3. I reported to Dobrynin that we would have a low-level U.S. delegation going to South Africa on February 20 to continue our efforts to gain South African agreement to adhere to the NPT and also to seek further information on the Kalahari test side [site?].
4. We discussed again briefly the discrepancies between the Pravda editorial on SALT and the Soviet position at Geneva. Dobrynin said that he had checked his own files and did not find adequate information on this point. We agreed to supply information, particularly concerning the two disparities on cruise testing and on wide-bodied aircraft.
5. Text of Soviet non paper:
We have already more than once exchanged opinions at various levels concerning the Somali-Ethiopian conflict. The U.S. side could not help noticing that the Soviet Union from the very beginning consistently pursues a principled line in this matter. It is known that in this conflict there is one side which unleashed it and the other side which is a victim of an aggressive action. There was no lack in the efforts by the Soviet Union to prevent the Somali-Ethiopian conflict, to induce both sides to search for peaceful ways of solving problems existing between them.
And the U.S. side is well aware of that.
To face the truth, it is obvious that the Somali leadership, encouraged by certain forces from outside and counting on their help, has embarked on the path which cannot be regarded otherwise than that of aggression.
Moscow would like to draw the attention of the U.S. side to the positions of the majority of African states which did not and do not support the expansionist policy of the Somali leadership. We are getting an impression that neither the organization of African unity nor its appropriate bodies have so far exhausted all possibilities to obtain a settlement of the Somali-Ethiopian conflict on a just basis. Therefore Moscow [Page 281] expresses great doubt with regard not only to the advisability but also to the usefulness of submitting this question to the UN Security Council for consideration. What is at the basis of this approach?
Firstly, the parties to the conflict themselves—Somalia and Ethiopia—did not and do not put forward such a proposal. Moreover, Ethiopia pronounces itself against the discussion of this question in the UN Security Council in order not to internationalize the conflict.
Secondly, as it has been already mentioned, the Organization of African Unity and its committee established specifically for the purpose of mediation in a settlement of the conflict, continue their efforts, which is in keeping with the position of the majority of member states of that organization. And the consideration of the question in the Security Council would be detrimental to the efforts of the OAU, would depreciate its importance and could lead to differences among its members.
Thirdly, we proceed from the necessity to prevent further aggravation of the situation around the Horn of Africa. If our understanding is correct the U.S. side also proceeds from this.
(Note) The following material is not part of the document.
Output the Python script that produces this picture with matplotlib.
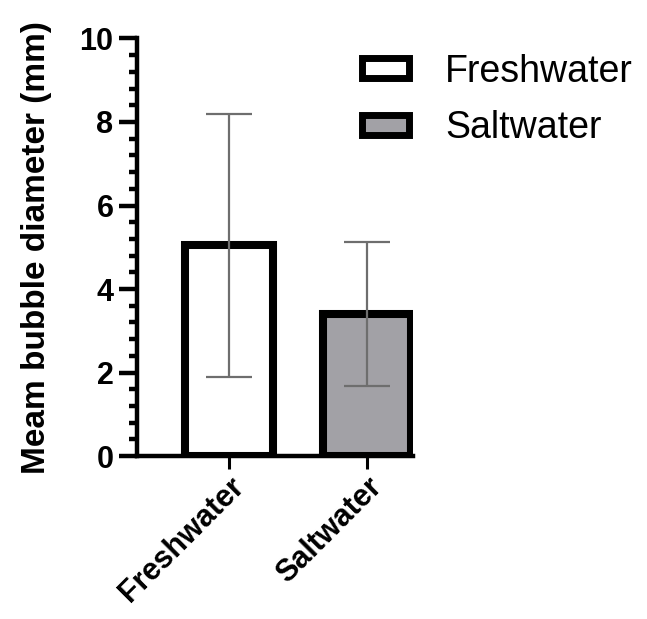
import matplotlib.pyplot as plt
from matplotlib.patches import Patch
from matplotlib.ticker import MultipleLocator

groups = ["Freshwater", "Saltwater"]
means = [5.05, 3.4]
errors = [3.15, 1.72]
fills = ["white", "#a2a1a6"]

plt.rcParams['font.family'] = ['Liberation Sans', 'DejaVu Sans']

fig = plt.figure(figsize=(6.47, 6.19), dpi=100)
ax = fig.add_axes([0.212, 0.263, 0.427, 0.675])

x = range(len(groups))
ax.bar(x, means, width=0.64, color=fills, edgecolor="black", linewidth=5.8, zorder=2)
ax.errorbar(x, means, yerr=errors, fmt="none", ecolor="#6e6e6e",
            elinewidth=1.6, capsize=16.5, capthick=1.6, zorder=3)

ax.set_xlim(-0.67, 1.34)
ax.set_ylim(0, 10)
ax.yaxis.set_major_locator(MultipleLocator(2))
ax.yaxis.set_minor_locator(MultipleLocator(0.4))

for side in ["top", "right"]:
    ax.spines[side].set_visible(False)
for side in ["left", "bottom"]:
    ax.spines[side].set_linewidth(3.2)

ax.tick_params(axis="y", which="major", length=13, width=3.2, labelsize=22, pad=4)
ax.tick_params(axis="y", which="minor", length=6, width=3.2)
ax.tick_params(axis="x", which="major", length=9, width=2.2, pad=2)

ax.set_xticks(list(x))
ax.set_xticklabels(groups, rotation=45, ha="right", rotation_mode="anchor",
                   fontsize=22, fontweight="bold")
for lbl in ax.get_yticklabels():
    lbl.set_fontweight("bold")

ax.set_ylabel("Meam bubble diameter (mm)", fontsize=24, fontweight="bold", labelpad=20)

handles = [Patch(facecolor=c, edgecolor="black", linewidth=5, label=g)
           for g, c in zip(groups, fills)]
fig.legend(handles=handles, loc="upper left", bbox_to_anchor=(0.508, 0.968),
           frameon=False, fontsize=27, handlelength=1.25, handleheight=0.43,
           handletextpad=0.95, labelspacing=0.55)

fig.savefig("out.png", dpi=100)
Whereas the consideration of this question within the framework of the Security Council would rather aggravate the situation, would cause between the sides in the conflict undesirable polemics which would also inevitably involve Security Council members themselves.
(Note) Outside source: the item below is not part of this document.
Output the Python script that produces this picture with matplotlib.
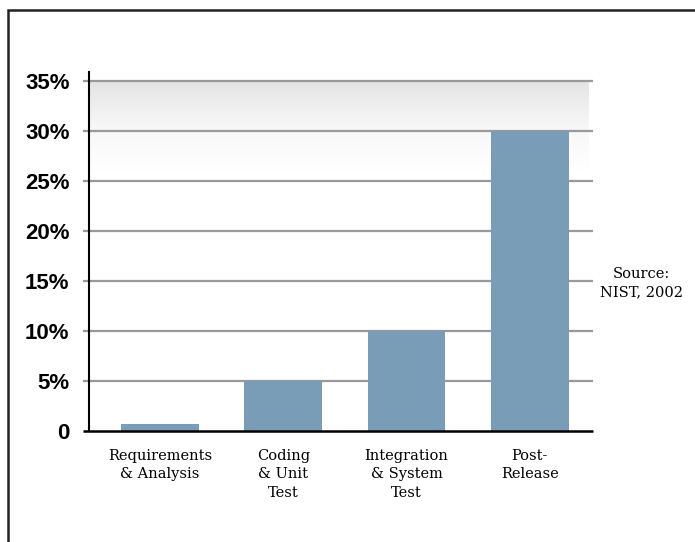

Finally, the specific questions mentioned by the Secretary of State as a possible subject of discussion in the Security Council, are obviously unbalanced and provide evident advantages to the side that unleashed aggression, i.e. to Somalia which could use the presence of its troops in the territory of Ethiopia for bargaining from the position of force.
As we have already stated on more than one occasion the Soviet Union is always prepared to cooperate with the United States, in the United Nations as well, but, naturally, not at the expense of the interests of third countries. Moscow continues to believe that an effective settlement of the conflict in the Horn of Africa may be achieved on the basis of the proposals we have already set forth which, as we understand, coincide to some extent also with your proposals, namely, not only by way of the cessation of hostilities but also through a complete and immediate withdrawal of the Somali forces from the seized areas of Ethiopia and through negotiations between the parties on the basis of the principles of mutual respect for sovereignity, territorial integrity, inviolability of frontiers and non-interference into each other’s internal affairs.
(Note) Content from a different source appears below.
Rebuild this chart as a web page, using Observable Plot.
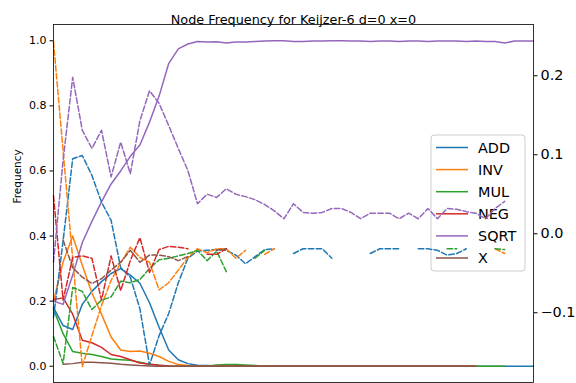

As for the apprehensions concerning possibilities of crossing the border of Somalia by the Ethiopian troops after the liberation of the Ogaden is completed, we, as it has been already repeatedly stated to the U.S. side, continue to regard with full confidence the well-known [Page 282] statements by the leaders of Ethiopia to the effect that they have no intentions to invade the territory of Somalia.
We would like to hope that the efforts by the states interested in an early settlement of the Somali-Ethiopian conflict on the basis of the above-mentioned principles will find understanding also on the part of the U.S. side. End text.